[START EXTRACTED RECORDS]
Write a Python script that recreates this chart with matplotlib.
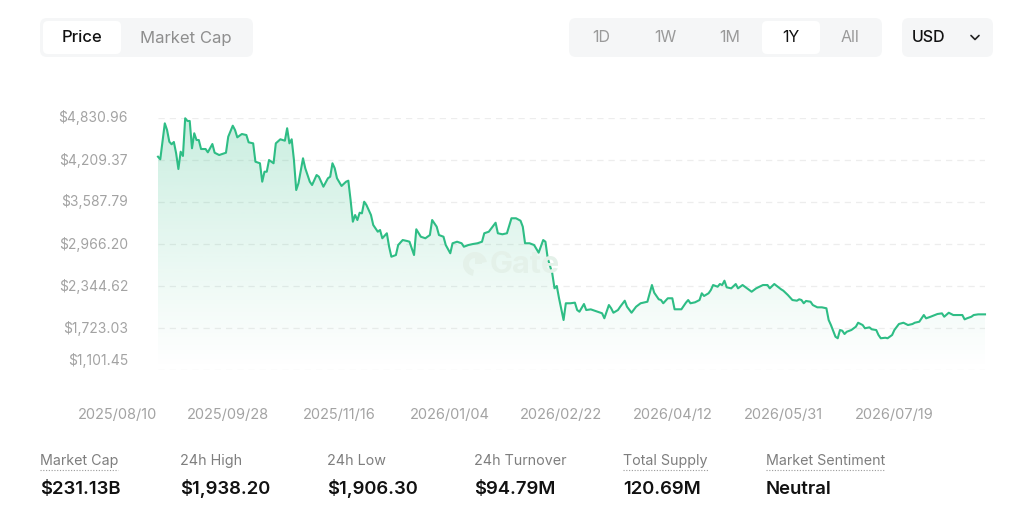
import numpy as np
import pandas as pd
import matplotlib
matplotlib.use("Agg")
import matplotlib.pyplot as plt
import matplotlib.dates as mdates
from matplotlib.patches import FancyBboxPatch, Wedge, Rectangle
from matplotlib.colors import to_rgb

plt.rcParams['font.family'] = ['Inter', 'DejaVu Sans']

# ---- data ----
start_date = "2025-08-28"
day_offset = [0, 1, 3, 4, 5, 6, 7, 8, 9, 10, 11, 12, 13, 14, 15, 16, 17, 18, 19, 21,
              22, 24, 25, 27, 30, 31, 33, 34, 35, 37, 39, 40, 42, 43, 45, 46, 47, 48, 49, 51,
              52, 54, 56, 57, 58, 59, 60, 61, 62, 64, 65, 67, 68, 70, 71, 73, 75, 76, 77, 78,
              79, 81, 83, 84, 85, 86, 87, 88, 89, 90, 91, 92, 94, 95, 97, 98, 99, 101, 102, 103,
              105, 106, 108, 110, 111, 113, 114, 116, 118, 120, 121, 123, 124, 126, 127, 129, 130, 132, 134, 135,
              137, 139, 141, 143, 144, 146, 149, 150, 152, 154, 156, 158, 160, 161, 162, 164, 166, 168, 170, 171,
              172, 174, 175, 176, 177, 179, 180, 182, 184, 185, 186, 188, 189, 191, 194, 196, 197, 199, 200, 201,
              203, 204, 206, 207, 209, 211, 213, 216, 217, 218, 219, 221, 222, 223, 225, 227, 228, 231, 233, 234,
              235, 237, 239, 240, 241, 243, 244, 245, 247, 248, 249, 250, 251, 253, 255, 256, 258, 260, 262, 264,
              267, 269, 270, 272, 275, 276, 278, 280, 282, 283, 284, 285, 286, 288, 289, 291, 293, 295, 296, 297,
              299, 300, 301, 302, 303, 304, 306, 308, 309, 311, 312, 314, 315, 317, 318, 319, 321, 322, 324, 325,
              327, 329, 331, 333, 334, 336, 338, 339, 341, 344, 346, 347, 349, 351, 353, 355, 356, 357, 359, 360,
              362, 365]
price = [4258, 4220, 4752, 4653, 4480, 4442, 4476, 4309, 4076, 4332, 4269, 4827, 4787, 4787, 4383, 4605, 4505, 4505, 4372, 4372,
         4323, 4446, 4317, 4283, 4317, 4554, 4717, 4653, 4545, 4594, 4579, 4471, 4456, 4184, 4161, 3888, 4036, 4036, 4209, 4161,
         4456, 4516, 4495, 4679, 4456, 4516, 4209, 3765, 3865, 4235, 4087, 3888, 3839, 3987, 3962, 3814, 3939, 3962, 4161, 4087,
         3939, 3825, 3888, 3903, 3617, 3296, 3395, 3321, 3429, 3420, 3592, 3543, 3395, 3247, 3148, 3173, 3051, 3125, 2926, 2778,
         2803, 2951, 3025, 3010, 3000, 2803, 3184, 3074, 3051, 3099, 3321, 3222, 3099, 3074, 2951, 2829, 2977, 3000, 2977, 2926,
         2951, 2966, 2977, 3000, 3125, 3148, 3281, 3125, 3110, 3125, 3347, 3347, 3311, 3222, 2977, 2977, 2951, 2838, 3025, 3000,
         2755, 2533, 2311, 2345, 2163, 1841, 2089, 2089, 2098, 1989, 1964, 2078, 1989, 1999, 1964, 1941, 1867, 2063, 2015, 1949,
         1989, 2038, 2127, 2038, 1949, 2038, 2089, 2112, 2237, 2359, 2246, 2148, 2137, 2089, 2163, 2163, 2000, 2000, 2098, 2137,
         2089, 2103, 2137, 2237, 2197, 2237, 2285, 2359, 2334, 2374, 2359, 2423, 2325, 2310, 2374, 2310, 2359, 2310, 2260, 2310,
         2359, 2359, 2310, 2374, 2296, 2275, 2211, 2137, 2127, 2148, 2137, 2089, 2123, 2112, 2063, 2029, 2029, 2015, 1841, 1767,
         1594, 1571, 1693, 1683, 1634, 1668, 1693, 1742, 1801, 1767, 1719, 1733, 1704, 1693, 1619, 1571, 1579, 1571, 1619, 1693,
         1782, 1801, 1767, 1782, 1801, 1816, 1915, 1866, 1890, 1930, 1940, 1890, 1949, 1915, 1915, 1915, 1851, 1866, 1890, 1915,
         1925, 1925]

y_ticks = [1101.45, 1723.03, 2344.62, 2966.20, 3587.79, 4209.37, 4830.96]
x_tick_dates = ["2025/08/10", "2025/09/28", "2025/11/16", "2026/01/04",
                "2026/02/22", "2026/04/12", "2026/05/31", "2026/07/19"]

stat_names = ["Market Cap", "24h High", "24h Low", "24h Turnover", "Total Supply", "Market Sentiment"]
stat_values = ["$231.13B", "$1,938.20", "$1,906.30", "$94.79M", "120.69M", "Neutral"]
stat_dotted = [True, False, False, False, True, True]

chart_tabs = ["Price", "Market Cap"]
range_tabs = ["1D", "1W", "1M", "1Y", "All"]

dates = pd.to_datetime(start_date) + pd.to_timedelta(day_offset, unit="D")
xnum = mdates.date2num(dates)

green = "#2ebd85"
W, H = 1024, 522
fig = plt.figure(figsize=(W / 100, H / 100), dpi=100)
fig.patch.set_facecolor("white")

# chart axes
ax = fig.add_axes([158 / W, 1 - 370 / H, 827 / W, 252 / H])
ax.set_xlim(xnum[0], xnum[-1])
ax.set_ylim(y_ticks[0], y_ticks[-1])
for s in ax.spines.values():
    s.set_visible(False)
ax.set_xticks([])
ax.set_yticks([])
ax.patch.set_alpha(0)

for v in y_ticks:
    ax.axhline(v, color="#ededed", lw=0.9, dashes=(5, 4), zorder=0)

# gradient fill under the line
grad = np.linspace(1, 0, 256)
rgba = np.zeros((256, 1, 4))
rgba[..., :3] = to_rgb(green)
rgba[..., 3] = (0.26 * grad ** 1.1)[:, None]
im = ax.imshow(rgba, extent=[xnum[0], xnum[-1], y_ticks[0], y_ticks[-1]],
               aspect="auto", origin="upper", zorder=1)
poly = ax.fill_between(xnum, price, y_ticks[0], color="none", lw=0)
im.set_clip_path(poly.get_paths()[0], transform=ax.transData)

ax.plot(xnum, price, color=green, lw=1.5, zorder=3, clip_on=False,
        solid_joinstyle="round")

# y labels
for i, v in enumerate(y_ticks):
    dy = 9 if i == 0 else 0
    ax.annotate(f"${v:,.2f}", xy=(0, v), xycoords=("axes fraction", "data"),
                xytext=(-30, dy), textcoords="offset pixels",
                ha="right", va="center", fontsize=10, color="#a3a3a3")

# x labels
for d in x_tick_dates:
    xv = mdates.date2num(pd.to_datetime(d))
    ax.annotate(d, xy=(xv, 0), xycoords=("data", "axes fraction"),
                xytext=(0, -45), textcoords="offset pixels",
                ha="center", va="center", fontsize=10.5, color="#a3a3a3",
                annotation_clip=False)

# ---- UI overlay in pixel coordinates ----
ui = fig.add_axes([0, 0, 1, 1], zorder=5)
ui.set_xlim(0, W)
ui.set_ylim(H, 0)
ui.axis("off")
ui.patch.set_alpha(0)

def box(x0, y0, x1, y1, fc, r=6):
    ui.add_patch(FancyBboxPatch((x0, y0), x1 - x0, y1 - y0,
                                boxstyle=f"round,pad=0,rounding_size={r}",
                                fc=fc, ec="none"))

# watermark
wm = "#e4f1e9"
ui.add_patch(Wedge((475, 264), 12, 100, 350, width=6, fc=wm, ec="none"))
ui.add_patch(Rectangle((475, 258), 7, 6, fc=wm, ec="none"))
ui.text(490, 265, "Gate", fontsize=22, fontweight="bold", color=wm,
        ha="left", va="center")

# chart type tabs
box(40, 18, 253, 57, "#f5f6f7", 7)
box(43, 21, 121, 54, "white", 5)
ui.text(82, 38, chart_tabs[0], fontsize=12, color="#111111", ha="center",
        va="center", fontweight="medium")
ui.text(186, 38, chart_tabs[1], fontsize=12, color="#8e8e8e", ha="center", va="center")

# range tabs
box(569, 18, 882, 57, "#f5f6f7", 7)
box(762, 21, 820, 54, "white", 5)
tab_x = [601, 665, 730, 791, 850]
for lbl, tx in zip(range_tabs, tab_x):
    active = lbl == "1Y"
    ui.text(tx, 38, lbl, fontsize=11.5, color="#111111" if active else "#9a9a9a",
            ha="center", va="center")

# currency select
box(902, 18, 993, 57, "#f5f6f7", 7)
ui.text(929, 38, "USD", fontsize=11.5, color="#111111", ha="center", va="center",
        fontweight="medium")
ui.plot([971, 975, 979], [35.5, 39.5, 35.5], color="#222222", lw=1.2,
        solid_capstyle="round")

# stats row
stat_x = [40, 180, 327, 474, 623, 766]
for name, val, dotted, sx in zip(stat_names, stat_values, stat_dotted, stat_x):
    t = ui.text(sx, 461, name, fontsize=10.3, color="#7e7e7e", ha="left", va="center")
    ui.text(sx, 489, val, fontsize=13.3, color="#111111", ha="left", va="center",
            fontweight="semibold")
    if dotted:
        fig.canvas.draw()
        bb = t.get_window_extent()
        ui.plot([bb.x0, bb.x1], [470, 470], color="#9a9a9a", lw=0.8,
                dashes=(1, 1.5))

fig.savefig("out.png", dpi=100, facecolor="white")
[END EXTRACTED RECORDS]
[START EXTRACTED RECORDS]
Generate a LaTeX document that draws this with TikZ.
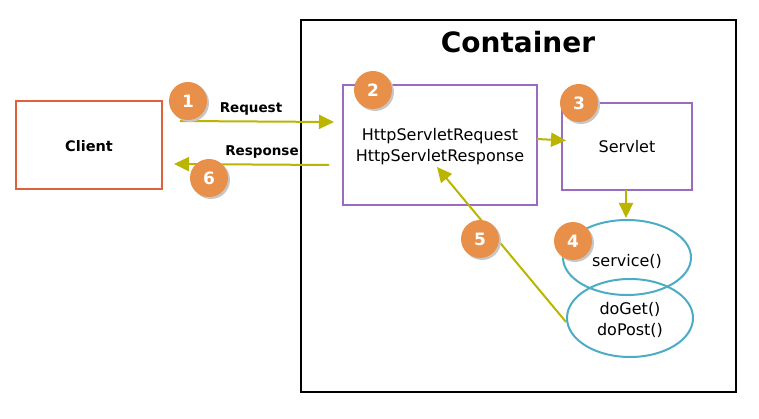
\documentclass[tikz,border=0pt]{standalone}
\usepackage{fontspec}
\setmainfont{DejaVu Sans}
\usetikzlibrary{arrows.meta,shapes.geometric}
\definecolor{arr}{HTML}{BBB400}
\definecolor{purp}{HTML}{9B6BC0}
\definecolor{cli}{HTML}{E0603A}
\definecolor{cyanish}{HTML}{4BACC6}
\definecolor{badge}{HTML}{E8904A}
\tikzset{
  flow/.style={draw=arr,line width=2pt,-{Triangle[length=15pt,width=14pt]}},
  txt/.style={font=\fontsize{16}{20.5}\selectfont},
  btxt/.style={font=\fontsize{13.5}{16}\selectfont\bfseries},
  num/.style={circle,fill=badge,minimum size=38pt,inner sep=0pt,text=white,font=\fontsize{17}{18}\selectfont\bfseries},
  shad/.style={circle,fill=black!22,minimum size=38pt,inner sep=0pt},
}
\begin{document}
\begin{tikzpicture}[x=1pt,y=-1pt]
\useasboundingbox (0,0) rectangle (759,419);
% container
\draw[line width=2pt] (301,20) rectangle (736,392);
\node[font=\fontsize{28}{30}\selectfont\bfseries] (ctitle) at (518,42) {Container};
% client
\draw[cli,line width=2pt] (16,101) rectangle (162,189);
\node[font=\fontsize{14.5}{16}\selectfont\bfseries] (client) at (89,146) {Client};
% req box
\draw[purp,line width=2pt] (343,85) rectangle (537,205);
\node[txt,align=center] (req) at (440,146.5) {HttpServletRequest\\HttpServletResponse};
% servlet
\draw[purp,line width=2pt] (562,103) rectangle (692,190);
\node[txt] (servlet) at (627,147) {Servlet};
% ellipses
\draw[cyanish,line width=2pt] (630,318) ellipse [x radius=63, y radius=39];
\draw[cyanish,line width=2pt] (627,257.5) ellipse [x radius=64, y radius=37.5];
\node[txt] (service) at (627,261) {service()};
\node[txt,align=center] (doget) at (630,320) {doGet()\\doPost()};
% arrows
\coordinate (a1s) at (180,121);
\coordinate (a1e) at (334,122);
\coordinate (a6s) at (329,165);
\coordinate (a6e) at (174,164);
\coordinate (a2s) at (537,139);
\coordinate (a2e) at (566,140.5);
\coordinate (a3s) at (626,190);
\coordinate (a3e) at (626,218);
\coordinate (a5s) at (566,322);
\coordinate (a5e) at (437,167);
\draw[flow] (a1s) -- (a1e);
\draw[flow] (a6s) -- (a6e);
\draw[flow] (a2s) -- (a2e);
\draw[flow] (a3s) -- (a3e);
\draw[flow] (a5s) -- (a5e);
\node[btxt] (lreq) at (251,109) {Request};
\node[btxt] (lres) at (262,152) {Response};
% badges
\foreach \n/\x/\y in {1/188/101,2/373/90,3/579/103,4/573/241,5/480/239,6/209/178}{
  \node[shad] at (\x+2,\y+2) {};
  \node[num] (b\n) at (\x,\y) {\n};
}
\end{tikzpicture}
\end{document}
[END EXTRACTED RECORDS]
■ WHAT IS BEING ASKED ■
Take the lines from the one holding "Write a Python" to the one holding "plt.rcParams['font.family'] = ['Inter', 'DejaVu", both lines included, and give them again exactly, with no pictures.

■ SOLUTION TO THIS TASK ■
Write a Python script that recreates this chart with matplotlib.
import numpy as np
import pandas as pd
import matplotlib
matplotlib.use("Agg")
import matplotlib.pyplot as plt
import matplotlib.dates as mdates
from matplotlib.patches import FancyBboxPatch, Wedge, Rectangle
from matplotlib.colors import to_rgb

plt.rcParams['font.family'] = ['Inter', 'DejaVu Sans']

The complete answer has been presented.